Küresel iklim liderliği yüz değiştiriyor: Çin ve Hindistan’da kömür kullanımında yaşanan gerilemeler bir yıl önce yapılan tahminlerle karşılaştırıldığında, 2030 yılı itibarıyla öngörülen küresel karbon emisyonu artışını iki ile üç milyar ton kadar azaltacak.
Bonn iklim görüşmeleri sırasında, Climate Action Tracker’ın açıkladığı analize göre, Çin, Hindistan ve ABD analiz raporuna göre, Başkan Trump’ın yakın zamanda yaptığı çok kapsamlı ve geri adım atan politika değişikliklerinin 2030 yılına kadar küresel emisyonlar üzerinde çok büyük bir etki yaratması ise beklemiyor.
Analizi yorumlayan NewClimate Institute’den Profesör Niklas Höhne, “Trump hükümetinin ABD iklim politikalarında attığı son derece olumsuz geri adımların tamamı uygulandığı ve diğer aktörler tarafından telafi edilmediği takdirde, projeksiyonlar ABD emisyonları grafiğindeki düşüş trendinin devam etmeyeceği, emisyon çizgisinin düz çizgi olarak devam edeceği yönünde”, dedi.
Bu arada, hem Çin hem de Hindistan’ın Paris Anlaşması taahhütlerinden fazlasını gerçekleştirmeleri muhtemel. Çin’de kömür tüketimi son üç yıldır düşmekte (2013-2016) ve bundan sonrası için de sürekli ve yavaş bir düşüş bekleniyor. Hindistan ise planlanan kömürlü termik santrallerine artık ihtiyacı olmayabileceğini açıkladı. Kısa süre önce açıkladığı politikaların tamamının uygulanması halinde, önümüzdeki on yıl içinde Hindistan’ın CO2 emisyonu artışında önemli bir yavaşlama meydana gelecek.
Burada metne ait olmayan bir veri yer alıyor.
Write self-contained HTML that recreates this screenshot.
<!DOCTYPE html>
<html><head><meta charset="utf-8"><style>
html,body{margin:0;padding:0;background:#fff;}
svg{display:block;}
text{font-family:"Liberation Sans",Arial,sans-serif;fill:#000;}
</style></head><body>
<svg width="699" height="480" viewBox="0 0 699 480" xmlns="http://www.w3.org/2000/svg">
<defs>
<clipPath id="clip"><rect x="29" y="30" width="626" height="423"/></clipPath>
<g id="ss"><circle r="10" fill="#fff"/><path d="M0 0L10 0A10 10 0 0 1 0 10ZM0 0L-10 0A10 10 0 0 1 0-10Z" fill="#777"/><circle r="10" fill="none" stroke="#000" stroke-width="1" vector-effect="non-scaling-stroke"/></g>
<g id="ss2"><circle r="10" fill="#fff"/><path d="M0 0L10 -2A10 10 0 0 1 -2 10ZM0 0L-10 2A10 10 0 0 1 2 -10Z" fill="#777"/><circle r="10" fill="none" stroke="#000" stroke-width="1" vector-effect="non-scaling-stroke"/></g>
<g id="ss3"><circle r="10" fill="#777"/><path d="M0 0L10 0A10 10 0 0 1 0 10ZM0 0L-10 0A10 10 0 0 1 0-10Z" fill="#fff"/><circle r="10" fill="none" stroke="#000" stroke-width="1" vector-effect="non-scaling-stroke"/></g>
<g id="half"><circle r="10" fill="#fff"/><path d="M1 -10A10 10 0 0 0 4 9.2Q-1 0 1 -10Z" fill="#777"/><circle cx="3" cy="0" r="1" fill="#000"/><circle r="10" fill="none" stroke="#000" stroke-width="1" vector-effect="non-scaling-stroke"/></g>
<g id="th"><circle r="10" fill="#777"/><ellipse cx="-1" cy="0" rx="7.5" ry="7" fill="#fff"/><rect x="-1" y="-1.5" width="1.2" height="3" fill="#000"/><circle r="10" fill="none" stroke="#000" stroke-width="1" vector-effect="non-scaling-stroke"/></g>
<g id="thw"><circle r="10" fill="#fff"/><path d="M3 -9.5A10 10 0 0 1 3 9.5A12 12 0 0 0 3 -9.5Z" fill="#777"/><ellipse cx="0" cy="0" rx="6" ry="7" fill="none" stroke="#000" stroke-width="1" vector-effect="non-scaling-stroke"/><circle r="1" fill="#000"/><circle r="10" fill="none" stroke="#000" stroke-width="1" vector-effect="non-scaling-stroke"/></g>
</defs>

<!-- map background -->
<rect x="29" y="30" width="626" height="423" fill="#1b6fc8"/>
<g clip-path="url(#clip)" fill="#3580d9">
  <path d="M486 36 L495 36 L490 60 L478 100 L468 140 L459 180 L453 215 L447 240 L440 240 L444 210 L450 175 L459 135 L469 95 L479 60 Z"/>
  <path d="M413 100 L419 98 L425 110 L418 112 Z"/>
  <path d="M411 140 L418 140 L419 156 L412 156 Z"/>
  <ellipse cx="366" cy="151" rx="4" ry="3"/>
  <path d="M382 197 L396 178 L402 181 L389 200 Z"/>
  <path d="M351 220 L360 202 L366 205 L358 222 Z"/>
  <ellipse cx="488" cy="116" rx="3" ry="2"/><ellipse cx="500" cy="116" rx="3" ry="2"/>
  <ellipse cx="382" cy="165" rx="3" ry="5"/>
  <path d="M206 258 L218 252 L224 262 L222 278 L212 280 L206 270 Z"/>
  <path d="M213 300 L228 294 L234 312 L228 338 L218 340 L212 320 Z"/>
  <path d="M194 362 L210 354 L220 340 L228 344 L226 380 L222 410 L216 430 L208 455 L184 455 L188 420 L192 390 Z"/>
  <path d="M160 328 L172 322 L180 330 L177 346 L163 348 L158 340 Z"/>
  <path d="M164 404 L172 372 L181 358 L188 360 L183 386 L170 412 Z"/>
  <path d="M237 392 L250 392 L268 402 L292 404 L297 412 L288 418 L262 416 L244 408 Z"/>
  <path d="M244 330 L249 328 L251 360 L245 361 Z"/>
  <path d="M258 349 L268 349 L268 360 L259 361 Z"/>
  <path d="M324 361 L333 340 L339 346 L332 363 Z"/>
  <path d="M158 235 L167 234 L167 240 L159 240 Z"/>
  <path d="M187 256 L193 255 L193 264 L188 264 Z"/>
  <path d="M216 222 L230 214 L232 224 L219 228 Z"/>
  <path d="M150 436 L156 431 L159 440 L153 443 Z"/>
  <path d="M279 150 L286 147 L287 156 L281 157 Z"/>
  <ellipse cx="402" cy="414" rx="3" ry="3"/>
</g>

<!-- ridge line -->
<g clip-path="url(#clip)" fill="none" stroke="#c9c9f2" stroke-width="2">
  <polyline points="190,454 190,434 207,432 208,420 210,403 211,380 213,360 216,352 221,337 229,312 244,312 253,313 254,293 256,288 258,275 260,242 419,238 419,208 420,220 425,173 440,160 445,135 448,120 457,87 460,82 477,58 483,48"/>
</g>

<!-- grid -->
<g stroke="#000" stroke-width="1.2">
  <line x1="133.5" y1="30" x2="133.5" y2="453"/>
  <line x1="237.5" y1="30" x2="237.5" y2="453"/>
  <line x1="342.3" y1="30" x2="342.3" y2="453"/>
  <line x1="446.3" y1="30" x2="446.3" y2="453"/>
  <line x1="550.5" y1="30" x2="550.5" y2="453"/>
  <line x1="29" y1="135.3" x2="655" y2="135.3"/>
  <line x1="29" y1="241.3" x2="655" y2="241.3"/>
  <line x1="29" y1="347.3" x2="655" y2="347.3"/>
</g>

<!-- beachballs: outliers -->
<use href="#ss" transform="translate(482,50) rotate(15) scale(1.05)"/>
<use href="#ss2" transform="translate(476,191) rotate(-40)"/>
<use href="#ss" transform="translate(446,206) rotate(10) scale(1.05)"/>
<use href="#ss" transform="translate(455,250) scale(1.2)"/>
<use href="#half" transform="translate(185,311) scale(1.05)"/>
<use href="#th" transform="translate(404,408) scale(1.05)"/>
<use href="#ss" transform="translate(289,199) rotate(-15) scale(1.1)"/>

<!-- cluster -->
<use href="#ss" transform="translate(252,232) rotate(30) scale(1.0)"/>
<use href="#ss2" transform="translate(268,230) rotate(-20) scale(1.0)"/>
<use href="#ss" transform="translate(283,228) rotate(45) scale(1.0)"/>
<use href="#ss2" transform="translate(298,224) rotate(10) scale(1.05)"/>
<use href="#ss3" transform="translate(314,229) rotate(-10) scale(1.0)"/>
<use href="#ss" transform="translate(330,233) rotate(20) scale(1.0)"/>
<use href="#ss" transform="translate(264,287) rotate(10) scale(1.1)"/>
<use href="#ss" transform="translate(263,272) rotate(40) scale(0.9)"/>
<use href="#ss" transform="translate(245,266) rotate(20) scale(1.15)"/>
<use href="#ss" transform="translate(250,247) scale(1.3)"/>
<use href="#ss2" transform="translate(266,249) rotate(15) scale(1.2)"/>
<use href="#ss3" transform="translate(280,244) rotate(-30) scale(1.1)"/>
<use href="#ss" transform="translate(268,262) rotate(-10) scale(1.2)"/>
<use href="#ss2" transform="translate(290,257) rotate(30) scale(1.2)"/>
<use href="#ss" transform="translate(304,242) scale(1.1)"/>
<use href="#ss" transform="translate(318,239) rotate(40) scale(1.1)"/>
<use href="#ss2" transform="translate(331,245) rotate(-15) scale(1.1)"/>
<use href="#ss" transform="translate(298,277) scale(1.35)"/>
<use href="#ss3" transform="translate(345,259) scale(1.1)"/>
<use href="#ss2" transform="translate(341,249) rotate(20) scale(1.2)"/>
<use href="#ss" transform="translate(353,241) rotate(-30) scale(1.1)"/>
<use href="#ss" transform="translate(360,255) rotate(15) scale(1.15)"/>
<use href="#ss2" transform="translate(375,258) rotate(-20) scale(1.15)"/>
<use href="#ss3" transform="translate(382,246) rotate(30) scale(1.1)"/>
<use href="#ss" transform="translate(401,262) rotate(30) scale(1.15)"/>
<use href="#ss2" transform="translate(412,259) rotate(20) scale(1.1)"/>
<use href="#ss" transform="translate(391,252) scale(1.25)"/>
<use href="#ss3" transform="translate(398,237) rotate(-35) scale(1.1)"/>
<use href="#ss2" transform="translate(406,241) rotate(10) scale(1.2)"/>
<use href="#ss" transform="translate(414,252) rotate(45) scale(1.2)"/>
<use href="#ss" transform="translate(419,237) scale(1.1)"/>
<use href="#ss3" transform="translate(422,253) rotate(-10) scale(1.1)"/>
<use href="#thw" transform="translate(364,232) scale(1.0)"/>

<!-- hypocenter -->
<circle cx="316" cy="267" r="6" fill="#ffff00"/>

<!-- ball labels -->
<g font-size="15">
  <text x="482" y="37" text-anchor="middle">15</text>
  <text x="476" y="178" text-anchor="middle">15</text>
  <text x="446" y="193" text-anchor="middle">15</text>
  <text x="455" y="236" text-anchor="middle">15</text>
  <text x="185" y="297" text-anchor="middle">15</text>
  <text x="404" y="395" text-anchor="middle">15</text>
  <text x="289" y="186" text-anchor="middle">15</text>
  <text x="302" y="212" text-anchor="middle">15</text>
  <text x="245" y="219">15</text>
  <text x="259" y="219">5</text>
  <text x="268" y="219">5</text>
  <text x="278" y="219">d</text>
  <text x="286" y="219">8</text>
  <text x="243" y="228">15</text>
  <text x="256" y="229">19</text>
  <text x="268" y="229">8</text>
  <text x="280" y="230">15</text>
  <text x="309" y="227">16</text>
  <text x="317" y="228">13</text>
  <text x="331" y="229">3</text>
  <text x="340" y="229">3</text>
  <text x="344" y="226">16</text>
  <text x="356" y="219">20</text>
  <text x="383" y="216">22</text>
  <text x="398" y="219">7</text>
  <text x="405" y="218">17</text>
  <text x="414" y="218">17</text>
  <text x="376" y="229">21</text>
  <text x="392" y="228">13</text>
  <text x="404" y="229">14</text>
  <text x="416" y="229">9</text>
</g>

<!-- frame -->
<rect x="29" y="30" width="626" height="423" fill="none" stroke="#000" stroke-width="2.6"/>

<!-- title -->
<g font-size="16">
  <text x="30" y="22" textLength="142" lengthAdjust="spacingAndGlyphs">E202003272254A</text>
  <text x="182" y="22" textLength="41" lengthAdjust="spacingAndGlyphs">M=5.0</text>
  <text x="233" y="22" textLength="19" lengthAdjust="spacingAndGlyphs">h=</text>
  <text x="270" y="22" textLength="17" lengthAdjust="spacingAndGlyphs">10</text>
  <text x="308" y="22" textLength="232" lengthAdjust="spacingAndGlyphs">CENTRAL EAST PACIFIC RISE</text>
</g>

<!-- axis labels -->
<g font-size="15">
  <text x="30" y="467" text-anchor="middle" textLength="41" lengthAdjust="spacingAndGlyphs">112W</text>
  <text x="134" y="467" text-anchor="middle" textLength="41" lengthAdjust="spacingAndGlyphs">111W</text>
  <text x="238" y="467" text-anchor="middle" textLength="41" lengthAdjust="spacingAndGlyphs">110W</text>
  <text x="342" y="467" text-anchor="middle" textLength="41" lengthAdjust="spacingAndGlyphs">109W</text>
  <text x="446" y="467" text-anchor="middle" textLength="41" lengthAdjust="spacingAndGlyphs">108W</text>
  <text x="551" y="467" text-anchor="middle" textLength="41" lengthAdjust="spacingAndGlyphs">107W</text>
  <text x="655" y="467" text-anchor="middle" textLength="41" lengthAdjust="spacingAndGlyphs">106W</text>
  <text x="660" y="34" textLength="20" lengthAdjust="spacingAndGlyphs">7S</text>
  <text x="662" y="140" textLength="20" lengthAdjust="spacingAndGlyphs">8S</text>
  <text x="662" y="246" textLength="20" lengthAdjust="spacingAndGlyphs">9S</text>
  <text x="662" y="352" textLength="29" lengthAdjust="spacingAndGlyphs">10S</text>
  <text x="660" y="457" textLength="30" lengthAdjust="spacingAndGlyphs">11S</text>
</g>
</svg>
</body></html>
Climate Analytics’ten Bill Hare’e göre, “Bundan beş yıl önce Çin ya da Hindistan’ın kömür kullanımını durdurması, hatta yavaşlatması, üstesinden gelinemeyecek bir engel olarak görülmekteydi zira kömürlü termik santrallerin bu ülkelerin enerji ihtiyaçlarını karşılamak için gerekli olduğunu düşünen birçok taraf vardı. Yakın zamanda yapılan gözlemler ise, Çin ve Hindistan’ın bu zorluğu aşma yolunda olduklarını ortaya koyuyor”.
Çin ve Hindistan’daki olumlu gelişmeler, ABD’de Trump hükümetinin teklif ettiği politikaların emisyonlar üzerindeki olumsuz etkilerinden (2030 yılına kadar tahmini 0.4 gigaton CO2) çok daha etkili.
Ecofys’ten Yvonne Deng “Son on yılda, enerji piyasası değişti; rüzgar ve güneş kaynaklı yenilenebilir enerji fiyatları çok önemli derecede düştü. Yenilenebilirler artık kömürlü termik santrallerle maliyet açısından rekabet edebiliyor ve daha süratle inşa ediliyor”, açıklamasında bulundu.
Trump hükümeti Paris Anlaşması’na dair pozisyonunda hala kararsız. ABD’nin Ulusal Katkı Beyanı’nda (NDC) bir azaltma yapması ya da Paris Anlaşması’ndan tamamıyla çekilmesi, Paris Anlaşması’nın ruhuna ve anlaşmanın iklim değişikliğine karşı önlemleri arttırma ihtiyacıyla çelişkili.
Climate Action Tracker’ın (CAT), Trump hükümetinin mevcut politikalarını bir Ulusal Katkı Beyanı (NDC) olarak değerlendirmesi gerekseydi, ABD’yi derecelendirmede bulunduğu “Orta” kategorisinden “Yetersiz”e kaydırırdı.